Monday, January 25, 2016

Dragon Inn (1967)

Director: King Hu
Notable Cast: Lingfeng Shangguan, Chun Shih, Ying Bai, Chien Tsao

Since my interest in more art house films started to increase greatly over the last couple of years, I sort of let my 1st love of cinema sit on the back burner, which is the martial arts genre. I love any type of martial arts movie: old, and new; more grounded realism, or wu xia style, wire-work heavy films. That being said, I have also become a stickler for quality when watching said movies, so the ones I enjoy become fewer and fewer. At some point, last year, Eureka Entertainment said they would be releasing two of King Hu's Taiwanese wu xia films: Dragon Inn, and A Touch of Zen (which just came out as I write this). Having a recent interest in Taiwanese cinema, and the fact that Taiwan has been working on a ton of restoration of their classic films, I jumped at the chance to see them, and with Dragon Inn, I am very, very glad I did.

One thing to get out of the way with this film going in, is its plot. It doesn't really have much of one, and to be honest, though I saw it only a couple of weeks ago, I can't quite recall the exact 'who is doing what' of the movie. Essentially a general is killed by his fellow Eunuch, and the general's children are exiled. The eunuch aims to have the children killed off completely, but little does he know that some badass secret police folks are waiting for him at the Dragon Inn, which is sort of the crossroads building where seemingly infinite bad dudes tend to go when looking for a nice meal, a good drink, or someone (or multiple endless someones) to throw down with. Like I said, the plot's pretty basic, and isn't really important to the film, which is usually not a good thing, but here, it completely works.

"Hey blondie, how's a sword sound for dinner?"

What we get in place of story is atmosphere, incredible tension, some silly but effective humor, and a whole lot of people killing each other. What more could you ask for with a film like this? Now, I can't keep track of who is who, and what each characters names are, but those interested in this film probably can follow along with whom I am speaking of from here on out pretty easily, as the characters aren't really defined by who they are and an arc they will have (which none end up having), but rather what their costume is and what kind of weapon or basic characteristic they have.

You have a man who fights with an umbrella, which conceals a Zatoichi style blade within, which often left me having a goofy grin on my face when he fought, which happens over and over again.

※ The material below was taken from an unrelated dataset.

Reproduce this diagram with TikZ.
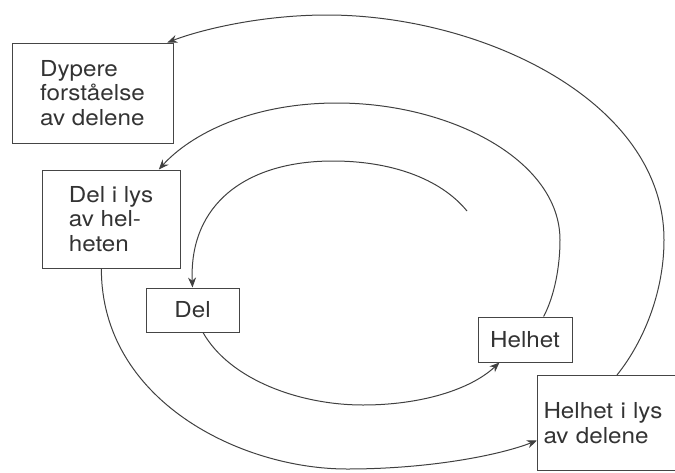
\documentclass[tikz,border=0pt]{standalone}
\usepackage{fontspec}
\newfontfamily\boxfont{TeX Gyre Heros}[FakeStretch=1.1]
\usetikzlibrary{arrows.meta,calc}
\definecolor{linegray}{HTML}{404040}
\definecolor{boxgray}{HTML}{454545}
\definecolor{txtgray}{HTML}{333333}
\begin{document}
\begin{tikzpicture}[x=1pt,y=1pt,yscale=-1,
  box/.style={draw=boxgray,line width=1pt,align=left,text=txtgray,inner sep=0pt,
    font=\boxfont\fontsize{22}{24.5}\selectfont},
  spiral/.style={draw=linegray,line width=1pt,-{Stealth[length=10pt,width=8pt]}}]
\useasboundingbox (0,0) rectangle (675,472);
\node[box,minimum width=161pt,minimum height=100pt] (dyp) at (92.5,93) {Dypere\\forståelse\\av delene};
\node[box,minimum width=138pt,minimum height=98pt] (dellys) at (111,219) {Del i lys\\av hel-\\heten};
\node[box,minimum width=93pt,minimum height=44pt] (del) at (192.5,310) {Del};
\node[box,minimum width=94pt,minimum height=45pt] (helhet) at (525,339.5) {Helhet};
\node[box,anchor=north west,text width=140pt,inner xsep=6pt,minimum height=95pt] (hellys) at (537,375) {Helhet i lys\\av delene};
\coordinate (start) at (467,211);
\draw[spiral] (start) .. controls (440,178) and (390,161) .. (333,161) .. controls (245,161) and (189,205) .. (del.north);
\draw[spiral] (del.-65) .. controls (230,380) and (300,405) .. (363,405) .. controls (420,405) and (470,390) .. (helhet.-138);
\draw[spiral] (helhet.51) .. controls (555,295) and (560,265) .. (560,240) .. controls (560,160) and (450,103) .. (337,103) .. controls (250,103) and (190,135) .. (dellys.46);
\draw[spiral] (dellys.-101) .. controls (101,400) and (240,469) .. (347,469) .. controls (430,469) and (500,455) .. ($(hellys.west)+(0,17.5)$);
\draw[spiral] ($(hellys.north west)+(80,0)$) .. controls (645,340) and (664,290) .. (664,240) .. controls (664,100) and (480,15) .. (327,15) .. controls (260,15) and (200,30) .. (dyp.34);
\end{tikzpicture}
\end{document}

Also, one of the most badass female fighters in any martial arts film hands down is pretty much in the forefront of this movie, in that woman disguised as a man thing that movies of that era often did, and she pulls off her physical prowess quite phenomenally, and she in the end ended up being my favorite character. Every time she fought, I would verbally express my excitement and cheer her on, which I usually don't do when watching anything.

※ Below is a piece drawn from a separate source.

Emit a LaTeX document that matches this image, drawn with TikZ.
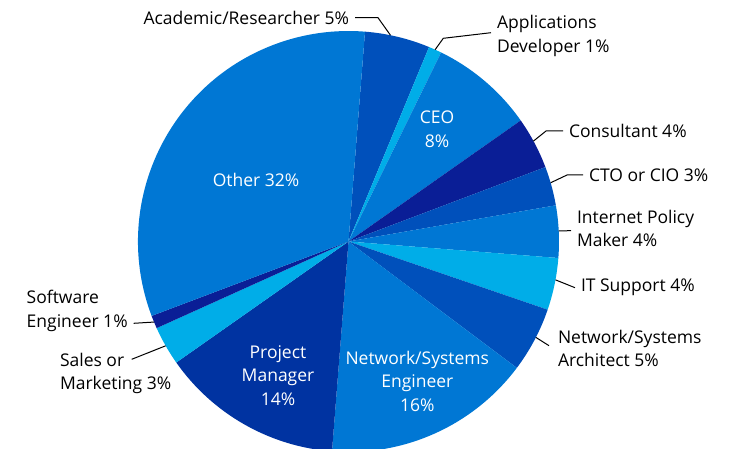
\documentclass[tikz,border=0pt]{standalone}
\usepackage{fontspec}
\setmainfont{Open Sans}
\usetikzlibrary{calc, positioning}
\definecolor{MidBlue}{HTML}{0077D4}
\definecolor{DeepBlue}{HTML}{0050BB}
\definecolor{SkyBlue}{HTML}{00ADE8}
\definecolor{NavyBlue}{HTML}{0A1E96}
\definecolor{RoyalBlue}{HTML}{0033A1}
\newcommand{\chartfont}{\fontsize{17.5}{23.5}\selectfont}
\tikzset{
  slicelabel/.style={text=white, align=center, inner sep=0pt, font=\chartfont},
  outlabel/.style={text=black, align=left, inner sep=0pt, outer sep=6pt, font=\chartfont},
  leader/.style={draw=black, line width=1pt}
}

\begin{document}
\begin{tikzpicture}[x=1pt, y=1pt]
  \useasboundingbox (0,0) rectangle (729,448);
  \clip (0,0) rectangle (729,448);
  \coordinate (C) at (348.5,206.5);

  % Slices, clockwise from the top
  \foreach \pct/\col [remember=\e as \s (initially 0), evaluate=\pct as \e using \s+\pct] in {
    5/DeepBlue, 1/SkyBlue, 8/MidBlue, 4/NavyBlue, 3/DeepBlue, 4/MidBlue, 4/SkyBlue,
    5/DeepBlue, 16/MidBlue, 14/RoyalBlue, 3/SkyBlue, 1/NavyBlue, 32/MidBlue} {
    \fill[\col] (C) -- ++(85.5-3.6*\s:210.5pt)
      arc[start angle=85.5-3.6*\s, end angle=85.5-3.6*\e, radius=210.5pt] -- cycle;
  }

  % Leader ends on the rim
  \coordinate (acad-pt) at ($(C)+(78.5:210.5pt)$);
  \coordinate (appdev-pt) at ($(C)+(65.7:210.5pt)$);
  \coordinate (cons-pt) at ($(C)+(28.5:210.5pt)$);
  \coordinate (cto-pt) at ($(C)+(16.2:210.5pt)$);
  \coordinate (ipm-pt) at ($(C)+(2.9:210.5pt)$);
  \coordinate (it-pt) at ($(C)+(-10.5:210.5pt)$);
  \coordinate (arch-pt) at ($(C)+(-27.1:210.5pt)$);
  \coordinate (sales-pt) at ($(C)+(-150.3:210.5pt)$);
  \coordinate (soft-pt) at ($(C)+(-157.5:210.5pt)$);
  \coordinate (sales-a) at (131.7,88.7);

  % Labels inside
  \node[slicelabel] (other) at (256,268) {Other 32\%};
  \node[slicelabel] (ceo) at (437,319) {CEO\\8\%};
  \node[slicelabel] (pm) at (278,72.7) {Project\\Manager\\14\%};
  \node[slicelabel] (neteng) at (417.3,66.7) {Network/Systems\\Engineer\\16\%};

  % Labels outside
  \node[outlabel, anchor=east] (acad) at (355,430.3) {Academic/Researcher 5\%};
  \node[outlabel, anchor=west] (appdev) at (491,412) {Applications\\Developer 1\%};
  \node[outlabel, anchor=west] (cons) at (563,317) {Consultant 4\%};
  \node[outlabel, anchor=west] (cto) at (583,273) {CTO or CIO 3\%};
  \node[outlabel, anchor=west] (ipm) at (571,219.5) {Internet Policy\\Maker 4\%};
  \node[outlabel, anchor=west] (it) at (575,160.3) {IT Support 4\%};
  \node[outlabel, anchor=west] (arch) at (552,99.7) {Network/Systems\\Architect 5\%};
  \node[outlabel, anchor=west] (soft) at (20.7,137) {Software\\Engineer 1\%};
  \node[outlabel, anchor=west] (sales) at (54,74.7) {Sales or\\Marketing 3\%};

  % Leaders
  \draw[leader] (acad.east) -- ++(23,0) -- (acad-pt);
  \draw[leader] ([yshift=3.3pt]appdev.west) -- ++(-47.7,-5.6) -- (appdev-pt);
  \draw[leader] (cons.west) -- ++(-17,0) -- (cons-pt);
  \draw[leader] (cto.west) -- ++(-16,0) -- (cto-pt);
  \draw[leader] ([yshift=-2.2pt]ipm.west) -- (ipm-pt);
  \draw[leader] (it.west) -- (it-pt);
  \draw[leader] ([xshift=-3pt, yshift=2.6pt]arch.west) -- (arch-pt);
  \draw[leader] ([yshift=-12.3pt]soft.east) -- (soft-pt);
  \draw[leader] (sales-a) -- (sales-pt);
\end{tikzpicture}
\end{document}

 "It's me, the badass you speak of!"

Another thing about Dragon Inn that I really admired was the scope of it. Instead of the usual Shaw-style sets from (well many a Shaw Bros. production), you get large, sprawling, absolutely stunning landscapes with the martial beasts and heroes roaming throughout its varied rocky mountainsides and hilltops. The location of the inn itself is quite memorable too, with it sitting essentially in the middle of nowhere, but surrounded by some very large rock formats. It seems as if Mr. Tarantino were inspired by this film for Hateful 8, only giving it a The Great Silence style blizzard instead of the desert-like setting found here, and also that inspiration seems only further in the fact of various people of great skill showing up in a small setting due to weather conditions, only to have the tension ratchet up to 11 and has everyone and their brother sweating balls in hopes that they aren't ferociously cut down in the twitch of the wrong facial muscle, gesturing shadiness, but I digress. I think the grounds set with this movies still hold up, is what I am trying to get at, and a lot of it has aged quite well.

All in all, I can't really think of much to complain about with Dragon Inn. It's badass, beautiful to look at, and has high rewatch value. What more can you ask for out of a martial arts film? The recent restoration in Taiwan and release by Eureka's Masters of Cinema, only looks to further immortalize this deserving classic. That being said, and from what I've heard, King's follow-up film, A Touch of Zen (which I am currently waiting on to see here soon, and shall review), takes everything Dragon Inn does so damn well, and perfects it. I honestly have no idea what to expect then. This film completely blew me away, and I see why fellow Taiwanese filmmaker, Ang Lee, went on to be inspired to make Crouching Tiger, Hidden Dragon. It's magic that everyone surely will want a piece. An absolute classic and one that shouldn't be missed.